Most hay ranch irrigation pivots are scaled to cover about 140 acres, forecasting how fat a hog a grower might cut is tricky business, an average yield of 4 tons per acre at today’s price on the commodity exchange pays $200 a ton. You’ll use expensive electricity to pump water, fertilizer, herbicides, pesticides, tractors, harvesters, and the cost of shipping your crop to market. You’ll get to wear a cowboy hat for all that hay bucking, make your nut and then some, but there will be drama, and you’ll know what you are made of after a lifetime of putting your back into this work.

In the state of Nevada Reno and Las Vegas are where most of the 3 million people live. Only about 400,000 quirky types choose to strike out into the Great Basin Desert to make a go of things. Listening to their own inner voice, the loner’s coming out here are by most measure offbeat, and the longer they spend living fifty miles out some two track tumbleweed infested dirt road the more likely they are to acquire a peculiar self-sufficient eccentricity that with the passage of time will verge upon untreatable non-psychotic rural lunacy.

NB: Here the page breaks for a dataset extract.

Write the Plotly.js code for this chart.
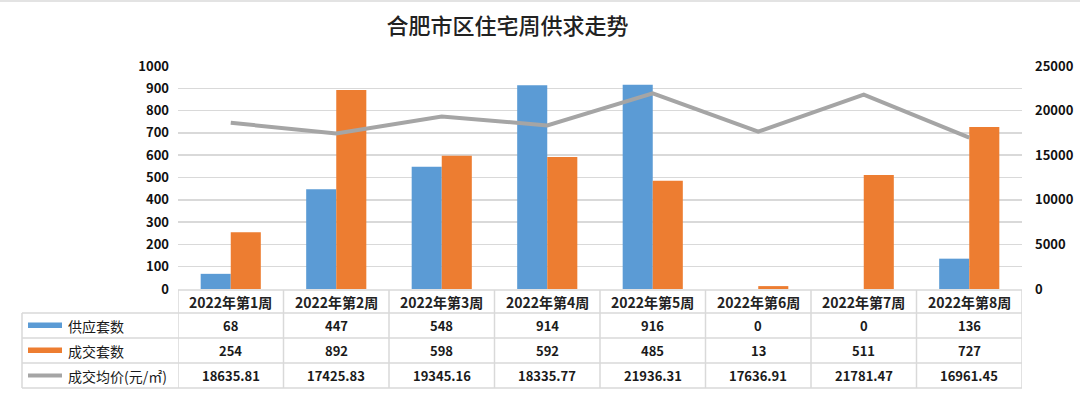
<!DOCTYPE html>
<html><head><meta charset="utf-8">
<script src="https://cdn.plot.ly/plotly-3.0.1.min.js"></script>
<style>body{margin:0;background:#fff}#c{width:1080px;height:397px}</style>
</head><body><div id="c"></div>
<script>
const categories = ["2022年第1周","2022年第2周","2022年第3周","2022年第4周","2022年第5周","2022年第6周","2022年第7周","2022年第8周"];
const supply = [68, 447, 548, 914, 916, 0, 0, 136];
const deals = [254, 892, 598, 592, 485, 13, 511, 727];
const avgPrice = [18635.81, 17425.83, 19345.16, 18335.77, 21936.31, 17636.91, 21781.47, 16961.45];
const seriesNames = ["供应套数", "成交套数", "成交均价(元/㎡)"];
const colors = ["#5B9BD5", "#ED7D31", "#A5A5A5"];

const FONT = "Noto Sans CJK SC, Noto Sans, sans-serif";
const W = 1080, H = 397, L = 178, R = 58, T = 66, B = 108;
const pw = W - L - R, ph = H - T - B;
const py = p => (H - B - p) / ph;      // pixel y -> paper y
const px = p => (p - L) / pw;          // pixel x -> paper x

const traces = [
  {type:'bar', x:categories, y:supply, name:seriesNames[0], marker:{color:colors[0]}, hoverinfo:'y'},
  {type:'bar', x:categories, y:deals, name:seriesNames[1], marker:{color:colors[1]}, hoverinfo:'y'},
  {type:'scatter', mode:'lines', x:categories, y:avgPrice, name:seriesNames[2], yaxis:'y2',
   line:{color:colors[2], width:4}, hoverinfo:'y'}
];

const shapes = [];
const annotations = [];
const gridColor = "#D9D9D9";
// thin frame line at top of the picture
shapes.push({type:'line', xref:'paper', yref:'paper', x0:px(0), x1:px(W), y0:py(1), y1:py(1),
  line:{color:'#E3E3E3', width:2}});
const rowLines = [290, 313, 338, 363, 388];
rowLines.forEach((r, i) => {
  shapes.push({type:'line', xref:'paper', yref:'paper',
    x0: i === 0 ? 0 : px(22), x1: 1, y0: py(r), y1: py(r),
    line:{color:gridColor, width:1.5}});
});
for (let i = 0; i <= categories.length; i++) {
  shapes.push({type:'line', xref:'x', yref:'paper', x0:i-0.5, x1:i-0.5,
    y0: py(290), y1: py(388), line:{color:gridColor, width:1.5}});
}
shapes.push({type:'line', xref:'paper', yref:'paper', x0:px(22), x1:px(22),
  y0: py(313), y1: py(388), line:{color:gridColor, width:1.5}});

categories.forEach((c, i) => {
  annotations.push({xref:'x', yref:'paper', x:i, y:py(301.5), yanchor:'middle', text:c, showarrow:false,
    font:{family:FONT, size:14, color:'#222', weight:'bold'}});
});
const rows = [supply, deals, avgPrice.map(v => v.toFixed(2))];
const rowY = [325.5, 350.5, 375.5];
rows.forEach((vals, r) => {
  vals.forEach((v, i) => {
    annotations.push({xref:'x', yref:'paper', x:i, y:py(rowY[r]), yanchor:'middle', text:String(v), showarrow:false,
      font:{family:FONT, size:13, color:'#1a1a1a', weight:'bold'}});
  });
  if (r < 2) {
    shapes.push({type:'rect', xref:'paper', yref:'paper', x0:px(28), x1:px(62),
      y0:py(rowY[r]+2.5), y1:py(rowY[r]-3), fillcolor:colors[r], line:{width:0}});
  } else {
    shapes.push({type:'line', xref:'paper', yref:'paper', x0:px(28), x1:px(62),
      y0:py(rowY[r]), y1:py(rowY[r]), line:{color:colors[r], width:4}});
  }
  annotations.push({xref:'paper', yref:'paper', x:px(66), xanchor:'left', y:py(rowY[r]), yanchor:'middle',
    text:seriesNames[r], showarrow:false, font:{family:FONT, size:14, color:'#1a1a1a'}});
});

const layout = {
  width:W, height:H,
  margin:{l:L, r:R, t:T, b:B},
  paper_bgcolor:'#fff', plot_bgcolor:'#fff',
  title:{text:'合肥市区住宅周供求走势', x:0.47, xanchor:'center', y:0.935, yanchor:'middle',
    font:{family:FONT, size:22, color:'#222', weight:500}},
  showlegend:false,
  barmode:'group', bargap:0.43, bargroupgap:0,
  xaxis:{type:'category', showticklabels:false, showgrid:false, zeroline:false, showline:false,
    range:[-0.5, categories.length-0.5]},
  yaxis:{range:[0,1000], dtick:100, showgrid:true, gridcolor:gridColor, gridwidth:1.5, zeroline:false,
    tickfont:{family:FONT, size:13, color:'#111', weight:'bold'}, ticks:'', ticklabelstandoff:8},
  yaxis2:{range:[0,25000], dtick:5000, tickformat:'d', overlaying:'y', side:'right', showgrid:false, zeroline:false,
    tickfont:{family:FONT, size:13, color:'#111', weight:'bold'}, ticks:'', ticklabelstandoff:12},
  shapes:shapes, annotations:annotations
};
Plotly.newPlot('c', traces, layout, {displayModeBar:false, staticPlot:true});
</script></body></html>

Waterways stir a sense of abundance

Here in Nevada’s outback you’ll find various kinds and types. Hay ranchers, cattlemen, Basque sheepherders, taxidermists, miners, saloon keepers, mechanics, geophysicists, air force pilots, tow truck drivers, brand inspectors, veterinarians, motel operators, road repair crews, shop clerks, waitresses, insurance salesmen, nurses, doctors, dealers, gamblers, drunk Christians, sober atheists and that doesn’t include the painters, plumbers, carpenters actors, dancers and hard rock turquoise prospectors.

Working hayfields, living well beyond the reach

Unless you like loneliness you’ll need a wife or husband. To keep a partner, you’ll need to be nicer than your naturally inclined to be. Limiting spitting, cussing and spousal criticism will go a long way toward that end. You’ll want to be supportive to everyone and everything except for maybe the rattlesnakes. Get a dog, buy a burro, see what tomorrow has in store for you. Get your hunting tag, acquire a meat locker, get out in that field with your brush hog, and whatever you do don’t stir up the yellowjackets.

New roof, paint, windows, place is ready to go

People that have found their half acre of happiness in Nevada know that east waits a Mormon dominated Utah they’ll never stomach, west an overcrowded California full of numbskulls all doing their bumper to bumper thing, south is Mexico, tequila and the pickup truck is as unlikely to make it round trip as the wife and dog are, while further north might offer some promise Idaho is pretty much a crap shoot so might as well stay right the hell where you are. People aren’t stuck in the Great Basin Desert so much as they realize almost any direction a Nevadan bitten with wanderlust may choose to go explore, at the end of that journey they’re sure to find that they still don’t fit in. Never did, never will, Nevada’s empty piece of solitude is a sure fit for damn few.